When Hired, Schedule Reviews

Calendar
When I work with companies to improve their hiring and training processes, one thing I like to suggest is getting in the mindset of having the entire new employee process very formalized. When I say very formalized, I mean that hiring managers should have it down to an exact science after the first employee or two hired using the new system. Part of having that hiring and training process down to an exact science means scheduling reviews and follow ups as soon as the employee is hired.

At a company I worked with, their official process was to have a follow up meeting after the new employee’s first shift, a one week follow up, and a one month follow up. Each meeting would be about a half hour, sometimes longer. The follow ups would be a mix of a review, critique and suggestions, and “how are you doing?” talks between the new employee and his or her immediate manager. The hiring manager would sometimes participate in the one month follow up and have a separate meeting with the manager to see how things were going and how the hiring process could be tweaked to get better candidates hired. The three (or sometimes four) meetings were added to the employee’s and manager’s calendars immediately after the employee was brought on board. That way, there were no putting them off and no saying “we’ll do it next week.” Both groups were required to have the meetings and there were no exceptions.
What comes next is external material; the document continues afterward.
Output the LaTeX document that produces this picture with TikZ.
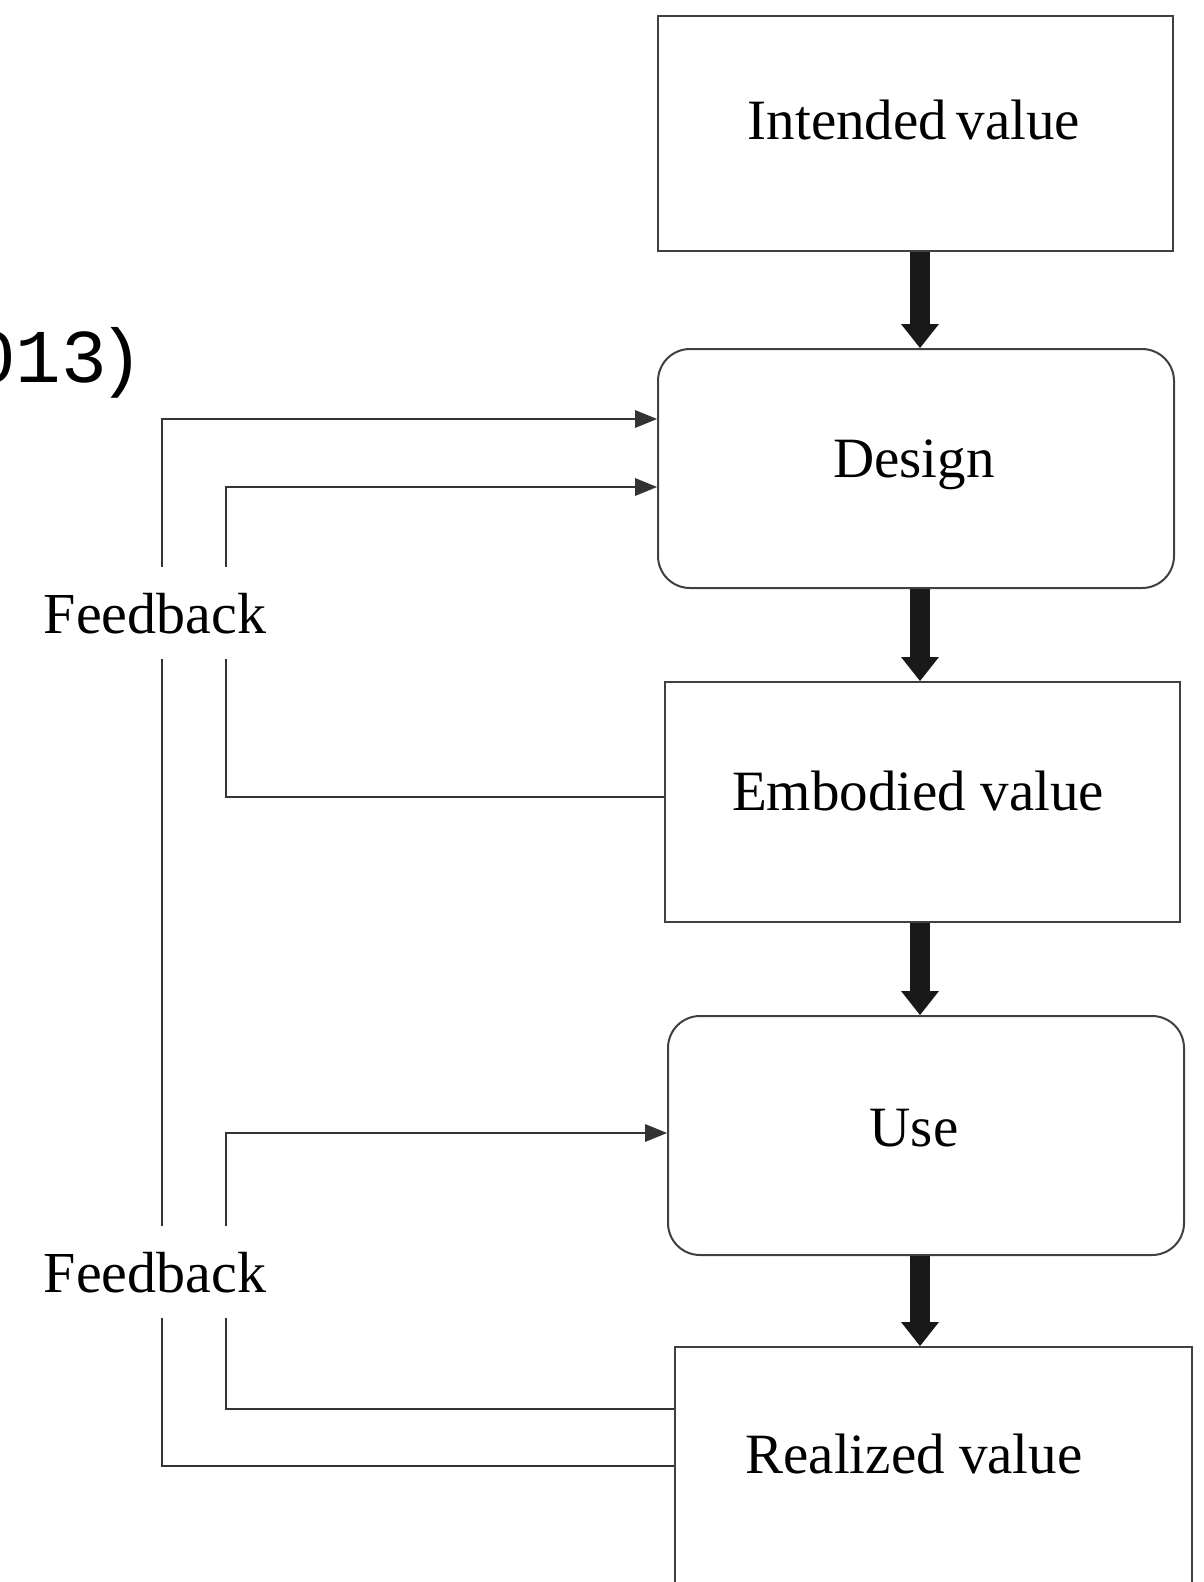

The schedule for the follow up meetings was then sent to the employee with the rest of the information once they were formally hired. Along with their login information, contact information for their boss, etc., they were made aware of the formally scheduled meetings. Everything was arranged by the company’s hiring manager and everything went pretty smoothly for both the employee and his or her manager. Taking the responsibility off of the managers and assigning the duty to someone else is very important. It ensures the job gets done and it ensures that no one is brushing it aside.

What makes this process most effective is that it quite frankly, a formalized process that is taken seriously. When companies write down processes and take them seriously (generally done by assigning someone specifically to follow through with it), they are more often than not, fairly helpful and effective. Not all processes and procedures are great, but simple ones like this are almost always a sure bet.